Follow the leader: Island teen named Unsung Hero
Jake Morris was honored last month at a banquet at the Quidnessest Country Club. “It was kind of a surprise,” he said. Jake went on to say that he didn’t expect any recognition.
According to coach Jacques Faulise, who nominated Jake for the prize, the unsung heroes aren’t the athletes who win all the time. They’re the ones who put their team first and always give their best – Jake won for his unselfish efforts and his perseverance through a lot of adversity, especially on the gridiron.
“The kid really took a beating every week,” said Faulise.
Jake, 17, recently graduated. He will continue his studies at Roanoke College in Virginia.
This season Jake played varsity football and tennis at North Kingstown. He was captain of the tennis team and the starting quarterback on the football squad.
According to Faulise, who is the head coach of the boys’ tennis team, the program is up and coming. But this season, the Skippers were without their star Dan Hansen, who graduated last year. Hansen had been ranked Rhode Island’s top singles player for four years. Up until this season, Jake had been strictly a doubles player. But this year, without Hansen, he “stepped up” and played singles, Faulise said.
“I’ve always wanted to play singles,” Jake said. “I knew the setup.” He also saw that the Skippers weren’t given much chance of making the state finals. Only the top three teams in each division will make the cut, and this time, there really wasn’t room at the top. North Kingstown is in same division as three tennis powerhouses: Barrington, South Kingstown and Bishop Hendricken. Plus, the Skippers had lost six players – three singles and three doubles – from last year’s team.
But they played with the hope of surprising the experts. “The mentality we have,” Jake said, “is do your best.”
Although the Skippers ultimately didn’t make the playoffs, they were in all the matches. According to Jake, most of the scores were 4-3 or 5-2.
“We came pretty close,” he said. “We always had a chance.”
The football team also had some chances, but they had to play a tough schedule. In almost every game they faced a top contender in a division that includes the state’s strongest football programs. Yet Jake said he never thought about quitting, even though the football team went through a long losing streak.
“You play for your team, and not for yourself,” he said. “You go back to practice every week and you don’t let anybody down. You keep working for the other players, for the coaches and for the school.”
A handful of players did quit, he said, but most of the team stuck with it, despite the adversity.
“I would say I got hit hard a few times,” he said, “but I would always get up.” He was hurt in the game against Portsmouth and had to sit out a week with a concussion.
“Concussions are always a factor,” he said.

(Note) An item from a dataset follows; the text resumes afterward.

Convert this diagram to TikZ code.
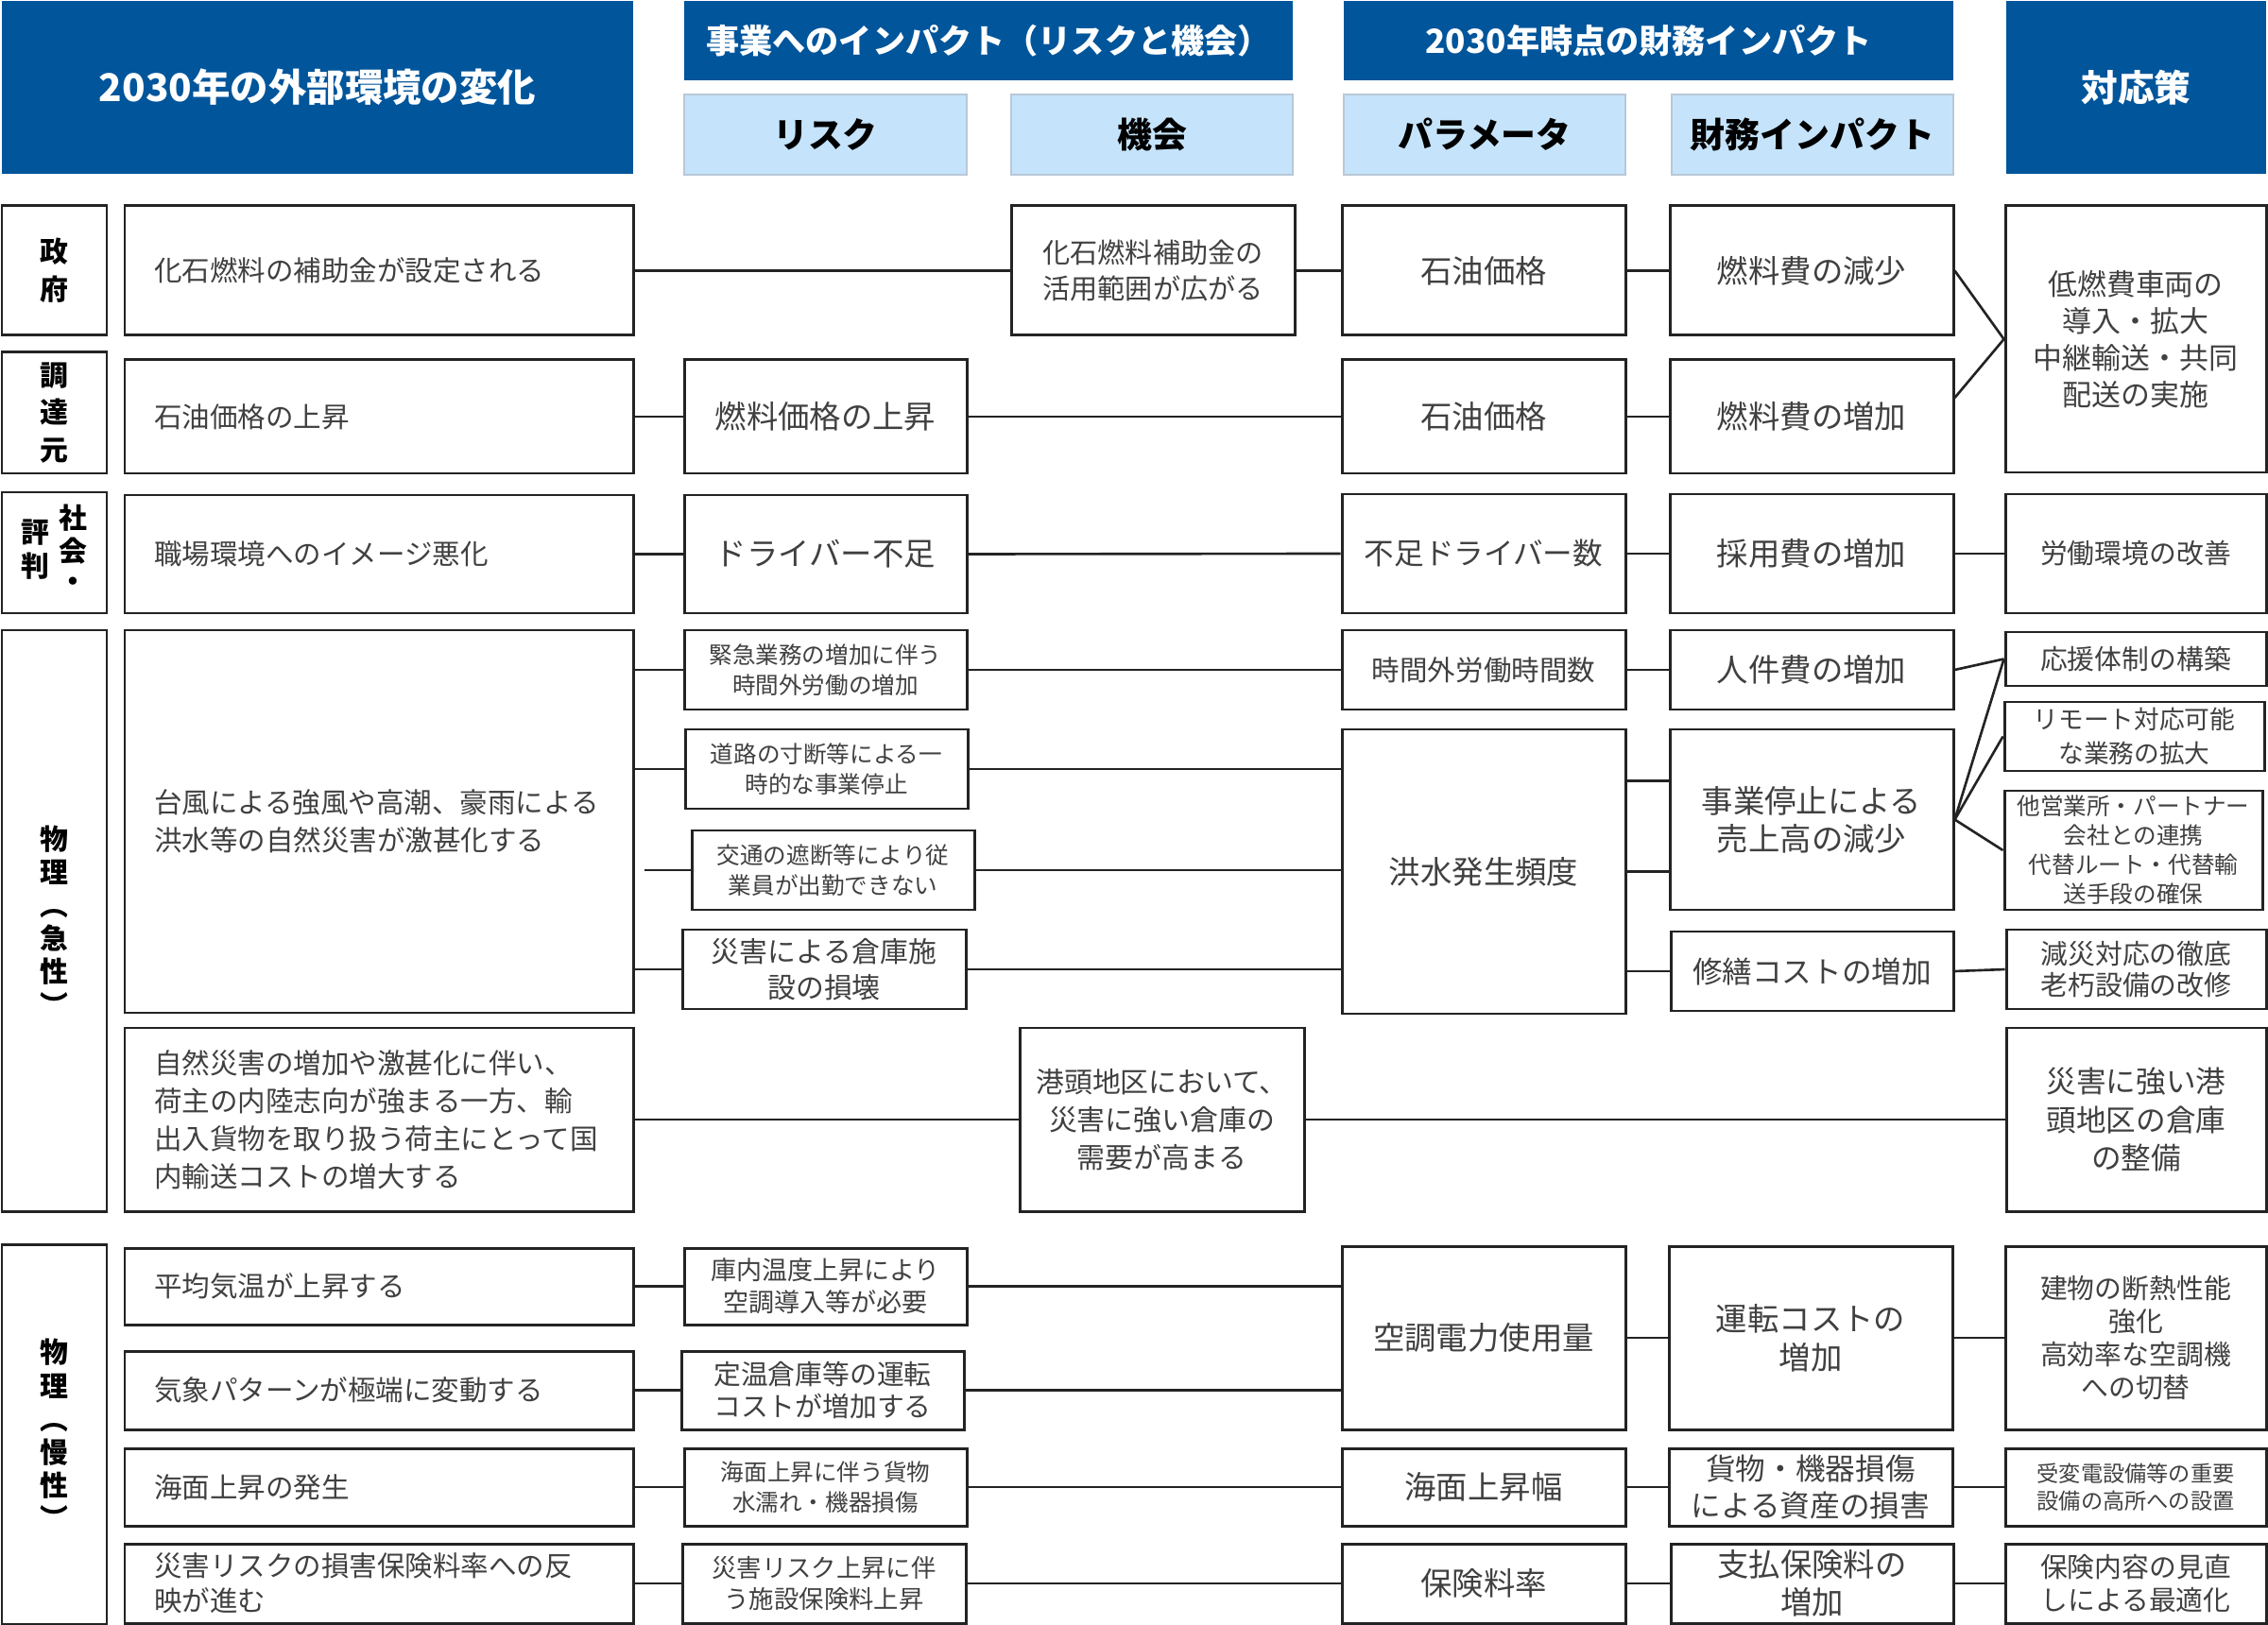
\documentclass[tikz,border=0pt]{standalone}
\usepackage{fontspec}
\setmainfont{Noto Sans CJK JP}
\usetikzlibrary{calc}
\definecolor{hdark}{RGB}{0,85,155}
\definecolor{hlight}{RGB}{197,228,251}
\definecolor{hedge}{RGB}{185,200,215}
\definecolor{txtgray}{RGB}{64,64,64}
\definecolor{lnblack}{RGB}{35,35,35}
\newcommand\fsz[2]{\fontsize{#1}{#2}\selectfont}
\tikzset{
  span/.style args={#1/#2/#3/#4}{at={({(#1+#3)/2},{(#2+#4)/2})},
    minimum width={(#3-#1)*0.1mm}, minimum height={(#4-#2)*0.1mm}},
  cell/.style={draw=lnblack, line width=0.85pt, inner sep=0pt, align=center, text=txtgray},
  envcell/.style={cell, align=left, text width=47.6mm, font=\fsz{8.4}{11.4}},
  catcell/.style={cell, text=black, font=\bfseries\fsz{8.5}{11.3}},
  midcell/.style={cell, font=\fsz{9.5}{11.4}},
  smallcell/.style={cell, font=\fsz{7}{9.1}},
  head/.style={fill=hdark, inner sep=0pt, text=white, font=\bfseries\fsz{10}{12}},
  subhead/.style={fill=hlight, draw=hedge, line width=0.6pt, inner sep=0pt, font=\bfseries\fsz{10.5}{12}},
  link/.style={draw=lnblack, line width=0.75pt},
}
\begin{document}
\begin{tikzpicture}[x=0.1mm, y=-0.1mm]
  \useasboundingbox (0,0) rectangle (2400,1720);
  % headers
  \node[head, span=2/1/670/184, font=\bfseries\fsz{11.5}{13}] (hEnv) {2030年の外部環境の変化};
  \node[head, span=724/1/1368/85] (hBiz) {事業へのインパクト（リスクと機会）};
  \node[subhead, span=724/100/1023/185] (hRisk) {リスク};
  \node[subhead, span=1070/100/1368/185] (hOpp) {機会};
  \node[head, span=1422/1/2067/85] (hFin) {2030年時点の財務インパクト};
  \node[subhead, span=1422/100/1720/185] (hPar) {パラメータ};
  \node[subhead, span=1769/100/2067/185] (hImp) {財務インパクト};
  \node[head, span=2123/1/2398/184, font=\bfseries\fsz{11}{13}] (hAct) {対応策};

  % government
  \node[catcell, span=2/218/113/355] (gCat) {政\\府};
  \node[envcell, span=132/218/670/355] (gEnv) {化石燃料の補助金が設定される};
  \node[cell, span=1070/218/1370/355, font=\fsz{8.3}{11}] (gOpp) {化石燃料補助金の\\活用範囲が広がる};
  \node[midcell, span=1420/218/1720/355] (gPar) {石油価格};
  \node[midcell, span=1767/218/2067/355] (gImp) {燃料費の減少};
  \node[cell, span=2122/218/2398/500, font=\fsz{8.8}{11.1}] (fuelAct) {低燃費車両の\\導入・拡大\\中継輸送・共同\\配送の実施};

  % procurement
  \node[catcell, span=2/373/113/501] (pCat) {調\\達\\元};
  \node[envcell, span=132/381/670/501] (pEnv) {石油価格の上昇};
  \node[midcell, span=724/381/1023/501] (pRisk) {燃料価格の上昇};
  \node[midcell, span=1420/381/1720/501] (pPar) {石油価格};
  \node[midcell, span=1767/381/2067/501] (pImp) {燃料費の増加};

  % society
  \node[catcell, span=2/521/113/649, font=\bfseries\fsz{8.5}{9.1}] (sCat)
    {\begin{tabular}{@{}c@{}}評\\判\end{tabular}\hspace{1mm}\begin{tabular}{@{}c@{}}社\\会\\・\end{tabular}};
  \node[envcell, span=132/524/670/649] (sEnv) {職場環境へのイメージ悪化};
  \node[midcell, span=724/524/1023/649] (sRisk) {ドライバー不足};
  \node[midcell, span=1420/523/1720/649, font=\fsz{9}{11.4}] (sPar) {不足ドライバー数};
  \node[midcell, span=1767/523/2067/649] (sImp) {採用費の増加};
  \node[cell, span=2122/523/2398/649, font=\fsz{8.2}{11}] (sAct) {労働環境の改善};

  % physical, acute
  \node[catcell, span=2/667/113/1282, font=\bfseries\fsz{8.5}{10}] (aCat) {物\\理\\︵\\急\\性\\︶};
  \node[envcell, span=132/667/670/1072] (aEnv) {台風による強風や高潮、豪雨による\\洪水等の自然災害が激甚化する};
  \node[smallcell, span=724/667/1023/751] (aRisk1) {緊急業務の増加に伴う\\時間外労働の増加};
  \node[smallcell, span=725/772/1024/856] (aRisk2) {道路の寸断等による一\\時的な事業停止};
  \node[smallcell, span=732/879/1031/963] (aRisk3) {交通の遮断等により従\\業員が出勤できない};
  \node[cell, span=722/984/1022/1068, font=\fsz{8.5}{10.9}] (aRisk4) {災害による倉庫施\\設の損壊};
  \node[cell, span=1420/667/1720/751, font=\fsz{8.4}{11}] (aPar1) {時間外労働時間数};
  \node[midcell, span=1420/772/1720/1073] (aPar2) {洪水発生頻度};
  \node[midcell, span=1767/667/2067/751] (aImp1) {人件費の増加};
  \node[midcell, span=1767/772/2067/963] (aImp2) {事業停止による\\売上高の減少};
  \node[midcell, span=1768/986/2067/1070, font=\fsz{9}{11.4}] (aImp3) {修繕コストの増加};
  \node[cell, span=2122/669/2398/726, font=\fsz{8.2}{11}] (aAct1) {応援体制の構築};
  \node[cell, span=2121/743/2396/816, font=\fsz{7.6}{10.2}] (aAct2) {リモート対応可能\\な業務の拡大};
  \node[cell, span=2121/837/2394/963, font=\fsz{7}{8.8}] (aAct3) {他営業所・パートナー\\会社との連携\\代替ルート・代替輸\\送手段の確保};
  \node[cell, span=2123/984/2398/1068, font=\fsz{8.2}{9.6}] (aAct4) {減災対応の徹底\\老朽設備の改修};
  \node[envcell, span=132/1088/670/1282] (portEnv) {自然災害の増加や激甚化に伴い、\\荷主の内陸志向が強まる一方、輸\\出入貨物を取り扱う荷主にとって国\\内輸送コストの増大する};
  \node[cell, span=1079/1088/1380/1282, font=\fsz{8.5}{11.3}] (portOpp) {港頭地区において、\\災害に強い倉庫の\\需要が高まる};
  \node[cell, span=2123/1088/2398/1282, font=\fsz{9}{11.4}] (portAct) {災害に強い港\\頭地区の倉庫\\の整備};

  % physical, chronic
  \node[catcell, span=2/1317/113/1719, font=\bfseries\fsz{8.5}{10}] (cCat) {物\\理\\︵\\慢\\性\\︶};
  \node[envcell, span=132/1321/670/1402] (cEnv1) {平均気温が上昇する};
  \node[envcell, span=132/1430/670/1513] (cEnv2) {気象パターンが極端に変動する};
  \node[envcell, span=132/1533/670/1615] (cEnv3) {海面上昇の発生};
  \node[envcell, span=132/1634/670/1718, font=\fsz{8.4}{10.4}] (cEnv4) {災害リスクの損害保険料率への反\\映が進む};
  \node[cell, span=724/1321/1023/1402, font=\fsz{7.7}{9.6}] (cRisk1) {庫内温度上昇により\\空調導入等が必要};
  \node[cell, span=721/1430/1020/1513, font=\fsz{8.2}{9.6}] (cRisk2) {定温倉庫等の運転\\コストが増加する};
  \node[smallcell, span=724/1533/1023/1615] (cRisk3) {海面上昇に伴う貨物\\水濡れ・機器損傷};
  \node[cell, span=722/1634/1022/1718, font=\fsz{7.5}{9.6}] (cRisk4) {災害リスク上昇に伴\\う施設保険料上昇};
  \node[midcell, span=1420/1319/1720/1513] (cPar1) {空調電力使用量};
  \node[midcell, span=1420/1533/1720/1615] (cPar2) {海面上昇幅};
  \node[midcell, span=1420/1634/1720/1718] (cPar3) {保険料率};
  \node[midcell, span=1766/1319/2066/1513, font=\fsz{9.5}{11.7}] (cImp1) {運転コストの\\増加};
  \node[midcell, span=1766/1533/2066/1615, font=\fsz{9}{11.2}] (cImp2) {貨物・機器損傷\\による資産の損害};
  \node[midcell, span=1768/1634/2067/1718] (cImp3) {支払保険料の\\増加};
  \node[cell, span=2122/1319/2398/1513, font=\fsz{8.2}{10}] (cAct1) {建物の断熱性能\\強化\\高効率な空調機\\への切替};
  \node[cell, span=2122/1533/2398/1615, font=\fsz{6.6}{8.3}] (cAct2) {受変電設備等の重要\\設備の高所への設置};
  \node[cell, span=2122/1634/2398/1718, font=\fsz{8.2}{9.9}] (cAct3) {保険内容の見直\\しによる最適化};

  \begin{scope}[link]
    \draw (gEnv.east) -- (gOpp.west);
    \draw (gOpp.east) -- (gPar.west);
    \draw (gPar.east) -- (gImp.west);
    \draw (gImp.east) -- (fuelAct.west);
    \draw ([yshift=2mm]pImp.east) -- (fuelAct.west);
    \draw (pEnv.east) -- (pRisk.west);
    \draw (pRisk.east) -- (pPar.west);
    \draw (pPar.east) -- (pImp.west);
    \draw (sEnv.east) -- (sRisk.west);
    \draw (sRisk.east) -- (sPar.west);
    \draw (sPar.east) -- (sImp.west);
    \draw (sImp.east) -- (sAct.west);
    \draw (aEnv.east |- aRisk1.west) -- (aRisk1.west);
    \draw (aEnv.east |- aRisk2.west) -- (aRisk2.west);
    \draw ($(aEnv.east |- aRisk3.west)+(10,0)$) -- (aRisk3.west);
    \draw (aEnv.east |- aRisk4.west) -- (aRisk4.west);
    \draw (aRisk1.east) -- (aPar1.west);
    \draw (aRisk2.east) -- (aRisk2.east -| aPar2.west);
    \draw (aRisk3.east) -- (aRisk3.east -| aPar2.west);
    \draw (aRisk4.east) -- (aRisk4.east -| aPar2.west);
    \draw (aPar1.east) -- (aImp1.west);
    \draw ($(aPar2.north east)+(0,56)$) coordinate (q) -- (q -| aImp2.west);
    \draw (aPar2.east) -- (aPar2.east -| aImp2.west);
    \draw (aPar2.east |- aImp3.west) -- (aImp3.west);
    \draw (aImp3.east) -- (aAct4.west);
    \draw (aImp1.east) -- (aAct1.west);
    \draw (aImp2.east) -- (aAct1.west);
    \draw (aImp2.east) -- (aAct2.west);
    \draw (aImp2.east) -- (aAct3.west);
    \draw (portEnv.east) -- (portOpp.west);
    \draw (portOpp.east) -- (portAct.west);
    \draw (cEnv1.east) -- (cRisk1.west);
    \draw (cEnv2.east) -- (cRisk2.west);
    \draw (cEnv3.east) -- (cRisk3.west);
    \draw (cEnv4.east) -- (cRisk4.west);
    \draw (cRisk1.east) -- (cRisk1.east -| cPar1.west);
    \draw (cRisk2.east) -- (cRisk2.east -| cPar1.west);
    \draw (cPar1.east) -- (cImp1.west);
    \draw (cImp1.east) -- (cAct1.west);
    \draw (cRisk3.east) -- (cPar2.west);
    \draw (cPar2.east) -- (cImp2.west);
    \draw (cImp2.east) -- (cAct2.west);
    \draw (cRisk4.east) -- (cPar3.west);
    \draw (cPar3.east) -- (cImp3.west);
    \draw (cImp3.east) -- (cAct3.west);
  \end{scope}
\end{tikzpicture}
\end{document}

North Kingstown is one of only two schools in the state to require all student-athletes to take baseline tests to make sure they’re not playing with a head injury.
Jake had played freshman football and he made the junior varsity his sophomore year. While he was playing for the JV team, the varsity squad had been a good team. The next season, in Jake’s junior year, he became the starting quarterback. It should have been good times but the Skippers – who lost 22 players to graduation – struggled and finished with an unenviable 0-10 season. This past fall, the team took more lumps, losing every game until mid-season when the Skippers finally broke the losing streak by defeating East Greenwich.
That victory was emphatic. The Skippers won 48-13, but they couldn’t capitalize on the triumph – North Kingstown didn’t win again for the rest of the season.
“The hardest part for us was playing the most competitive teams,” he said.
Jake won’t play football next year because Roanoke doesn’t have a team, but he says he will probably try out for the tennis team.
Asked to name the best reason to get involved in high school athletics, Jake said sports helped him fit in. As an islander, he was coming to North Kingstown from a comparatively small school district and he didn’t know many of the students. He was able to make friends on the field.
“I would say the best thing is it helps you meet people you wouldn’t meet anywhere else,” he said.